Are you as frustrated with politics as I am? As a nation, we’re more divided and mistrustful of each other than I’ve ever seen in my adult lifetime.
I’m going to go ahead and say it: I want to fall back in love with my country.
I confess I’m a sentimentalist about America. My eyes tear up when I think about immigrants on the bow of a ship seeing the Statue of Liberty for the first time. My heart beats faster when I see photos of suffragettes picketing for the women’s right to vote. I weep when I watch videos of civil rights marchers crossing the bridge outside of Selma.
For me, those iconic images represent the American dream in progress. They’re proof that while America has never been perfect, we do (eventually) move forward. The people in those photos are my heroes.
Yet now, as I look at those images, I realize, my lens was only focusing on half the story. While I was idolizing the courageous, I should have been paying more attention to the people trying to beat them back. The freedoms many of us now take for granted were violently opposed by large numbers of people. This opposition was not outside our country; it came from within it. The drumbeat of progress has faced resistance at every turn. The current climate, while depressingly divisive, is emblematic of the constant human struggle to bring forth the better angels of our nature.

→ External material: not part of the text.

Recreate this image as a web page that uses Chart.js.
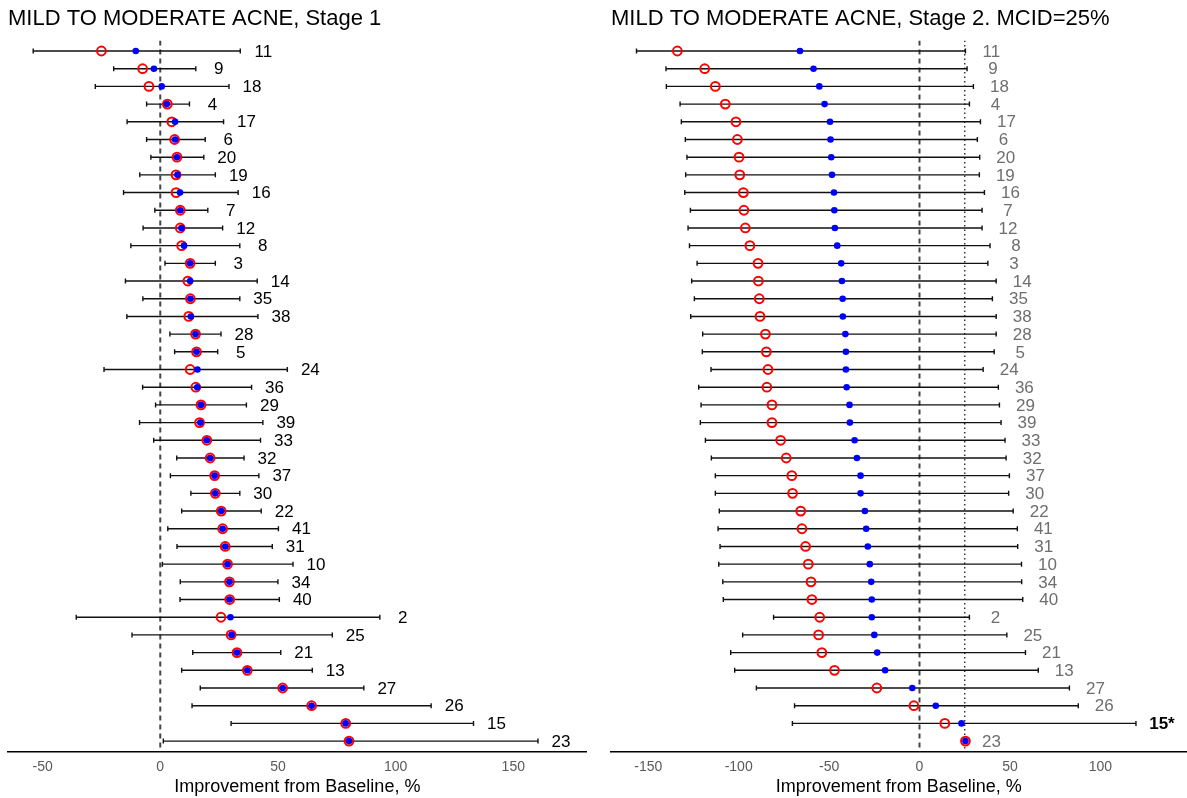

Albert Einstein famously said, “Problems cannot be solved by the same level of thinking that created them.”
Our current discourse begs the question: Is this really our best thinking?
I don’t believe it is. A steady diet of “We’re right! They’re wrong!” has ignited America’s collective lizard brain. Our public discourse has been hijacked, and our national thinking is regressing instead of advancing.
When leaders feed our lizard brain, aspirational thinking stops. We descend into either/or mindset, and disagreement has turned into disdain. This us vs. them tribal mentality widens the gap between us, and sets us up for failure over the long haul. This is not the way a nation moves forward. You don’t have to read many history books to know, a country that turns on itself is destined to fail.
So how do we reclaim the better angels of our nature? The first step is to remember that we actually have better angels. I know we do, I’ve seen them. The second step is putting our better nature into the service of something bigger than ourselves. The third, and most challenging piece, is to consider the possibility our fellow citizens have a few better angels themselves.
I confess, my belief in America has been shaken, as has my confidence in our collective soul. Yet, as frustrated as I am with the current dialogue, I find myself asking, what have I as a citizen done to improve it?
If I’m honest with myself, the answer is, not nearly as much as I could have. I find myself reflecting upon JFK’s words, “Ask not what your country can do for you, ask what you can do for your country.”
Perhaps instead of hoping my country will do something to help me fall back in love with her, it’s time for me to do something for her. Progress will always face resistance, the question is how hard are we willing to work?